ISLAMABAD: As the government and opposition continue to trade barbs over the investigation of the allegations contained in the Panama Papers leaks, the ruling party’s strategists have advised the prime minister to focus on governance and development instead of getting mired in a war of words with his arch-rival, PTI chief Imran Khan.
In this spirit, Prime Minister Nawaz Sharif has convened a meeting of the federal cabinet on Wednesday (today). This, officially dubbed the 24th cabinet meeting, is meant to discuss annual budgetary proposals.
The government also announced on Tuesday that it would stand firm on the announced ToRs for the proposed judicial commission, which will be formed by the Chief Justice of Pakistan.
Speaking to reporters, Law Minister Zahid Hamid said there would be no changes, as demanded by the opposition.
“A letter has been written to the chief justice for the constitution of the commission and its ToRs cover everything, including allegations of money laundering, tax evasion etc. The commission is absolutely free in its fact-finding objectives,” the law minister said, adding this was what opposition parties had been demanding.
In background discussions, several well-placed government officials told Dawn that after writing to the chief justice for the formation of a judicial commission, the PM should avoid unnecessary confrontations with opposition parties.
This why, in the coming weeks, the prime minister will be paying regular visits to the sites of ongoing development projects throughout the country, and will address public rallies side-by-side.
On Monday, PM Sharif made the first stop of his nationwide campaign in Kotli Sattiyaan, a small tehsil of Rawalpindi. However, the PM had to cancel a trip to Azad Kashmir on Tuesday — where he was scheduled to inspect the Neelum Jhelum hydropower project — due to bad weather.
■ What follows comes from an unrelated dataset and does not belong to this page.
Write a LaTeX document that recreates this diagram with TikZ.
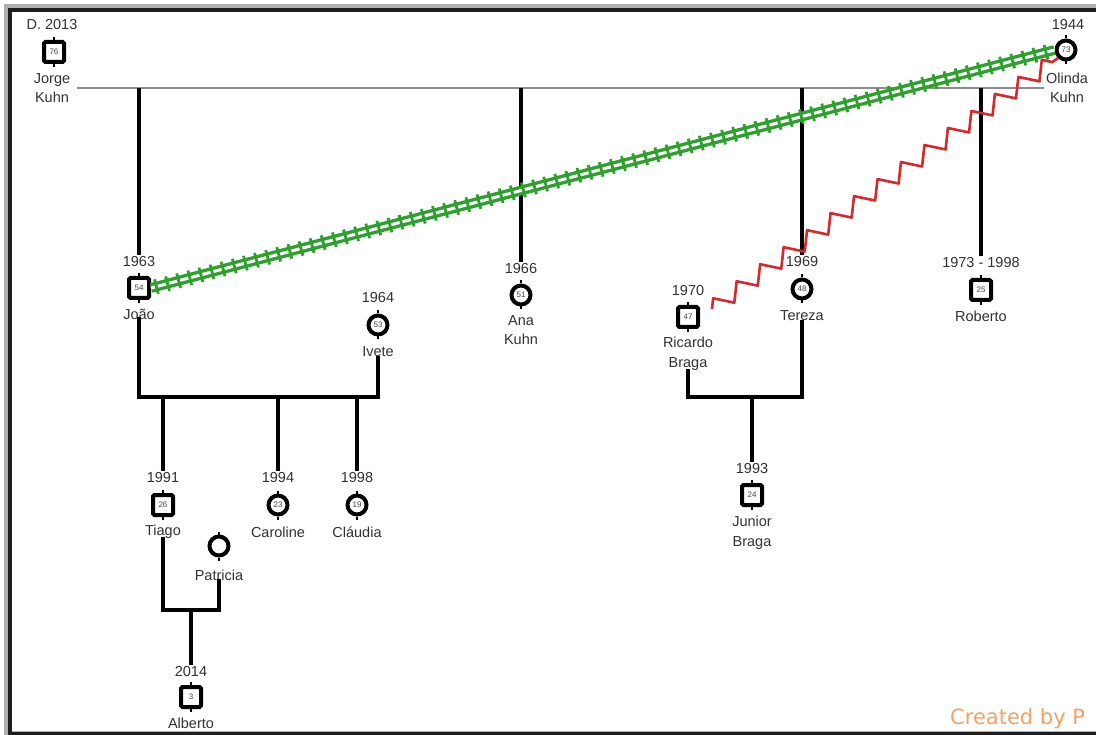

Explaining the political equation that had emerged in the aftermath of Panamagate, a federal minister said that whatever happened, the PML-N was confident that the PPP would not go so far in its criticism of the government that it poses a threat to the existing set-up.
“The PPP desperately needs to stay in government in Sindh, perhaps even more than we want to complete our five-year term at the centre and in Punjab, so the PM is not worried,” he said.
In fact, “the prime minister and other top party leaders are amused by seeing PTI and PPP leaders on one platform, given how the PTI used to deride the PPP leadership for its corruption,” the minister added.
When asked about the rest of the opposition, the minister said the MQM couldn’t go against the government by implication, being embroiled in its own problems in Karachi.
On Monday, while talking to the media alongside opposition leaders, Dr Farooq Sattar refrained from backing the tough collective stand that PPP and PTI had adopted. He seemed more in favour of consultations that may save the country from destabilisation.
To another question, the minister said that the Jamaat-i-Islami (JI) was no longer a relevant force in national politics.
At the end of the day, PTI will be the only party the government has to deal with when it came to Panamagate.
The party leadership, said a senior government adviser, wasn’t really perturbed about the prospects of Imran Khan mobilising his party for a proposed dharna if the ToRs of the proposed commission weren’t reformulated according to the wishes of opposition parties.
“As per our assessment, if Mr Khan goes ahead with his plan of laying siege to Raiwind single-handedly, the government should not have much difficulty countering him. One must not forget that at the moment, the PTI’s Punjab chapter is also in total disarray,” he said, referring to tensions between senior PTI leaders Jahangir Tareen and Shah Mehmood Qureshi.
The adviser also joked that the government was more than happy keeping Mr Khan engaged in Punjab, as this would keep him away from Khyber Pakhtunkhwa, where his regular presence over recent months had helped substantially improve provincial governance.
Another ruling party source close to the PM’s Office told Dawn that none of the political parties in parliament were in favour of cutting the PM’s tenure short, except PTI and Sheikh Rashid. This was why, he claimed, “there is no nervousness on our part”.